In England the appearance of the new style in domestic architecture occurred within the orbit of the court. The tone was set by the monarch, first and foremost by Henry VIII. A great transformation occurred in the 1530s and 1540s, carried through on the vast wealth confiscated from the Church. In 1509 Henry VIII had inherited 13 palaces and houses; when he died in 1547 he left 56 residences densely concentrated in the south-east. The most important of these residences were Hampton Court, Whitehall, Nonsuch, Richmond Palace and Greenwich Palace. Ј62,000 (about Ј18 million in today’s money) was spent on Hampton Court, Ј43,000 on Whitehall and Ј23,000 on Nonsuch. These palaces were to provide the setting for the monarchy until the Civil War; most of them have not survived: Whitehall, for example, burnt to the ground in 1698, while Nonsuch was demolished in the late 17th century. Hampton Court is undoubtedly the finest example of a well-preserved Tudor palace. It was originally built for Wolsey and later transformed for Henry VIII. [30; 31]

Hampton Court has all the typical features of what is sometimes called a Tudor courtyard house. The courtyard house is a domestication and regularization of the free-shaped medieval castle. It was at first H-shaped, but in the second half of the 16th century gradually became E-shaped. With its low four-centered archway, pepperpot corner turrets, bay or oriel windows [33], the courtyard house was to become the model not only for Hampton Court, but also for St. James’s Palace, Eton, many colleges of Oxford and Cambridge and numerous manor houses. The rise of new trading and sheep-farming families to wealth resulted in the building of many manor houses. In these the fortified character of earlier times gave way to increased domesticity and privacy. The owners themselves were essentially the designers. Though the Great Hall still remained the focus of the building, its importance now decreased with the introduction of other rooms fitted with oak paneling. Domestic exteriors exhibited mullioned windows, four-centered arches, pinnacled gables, bay or oriel windows, and numerous chimneys of decorative form. The royal palaces would have pinnacles on which sat the inevitable royal beasts. The finest examples of Tudor manor houses are Sutton Place, Surrey and Compton Wynyates, Warwick.
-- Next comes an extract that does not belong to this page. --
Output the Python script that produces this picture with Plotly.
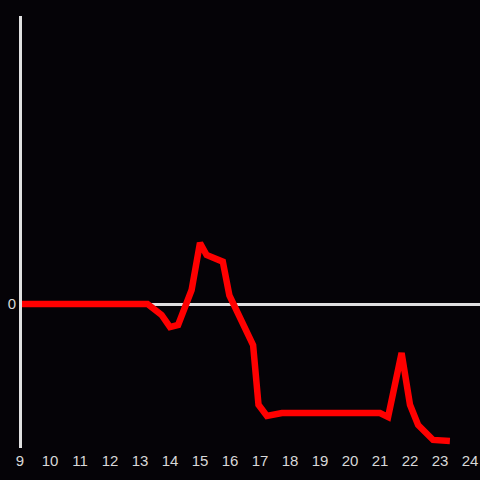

Elizabeth I (1558–1603) came to throne with the nation at war, the treasury empty and the people bitterly divided on religion. The young queen thus faced a formidable task – to reach a compromise between people of different faiths, to pacify the country, to solve the financial problems of the Crown and merely to survive in a largely hostile Catholic Europe.


Elisabeth I


Fortunately, by the time of her accession Elizabeth was already an accomplished political leader, a great actress on the political stage who knew how to win popular support, she had keen political acumen and, most importantly, a genius for choosing the right people to work with. As a consequence, there gradually emerged a tightly-knit group of educated and highly intelligent officials who gave the kingdom a sustained stability. Elizabeth’s Principal Secretary and chief counsellor was William Cecil, who was later to become also her Lord Treasurer. It was a great partnership which lasted 40 years and whose main purpose was no longer revolution but consolidation, to bring peace to the country by building on the foundations laid by Henry VIII in the 1530s. Cecil’s brother-in-law Nicholas Bacon was Lord Chancellor and Francis Walsingham, officially a secretary of state to the queen, was in effect the head of Elizabethan intelligence service.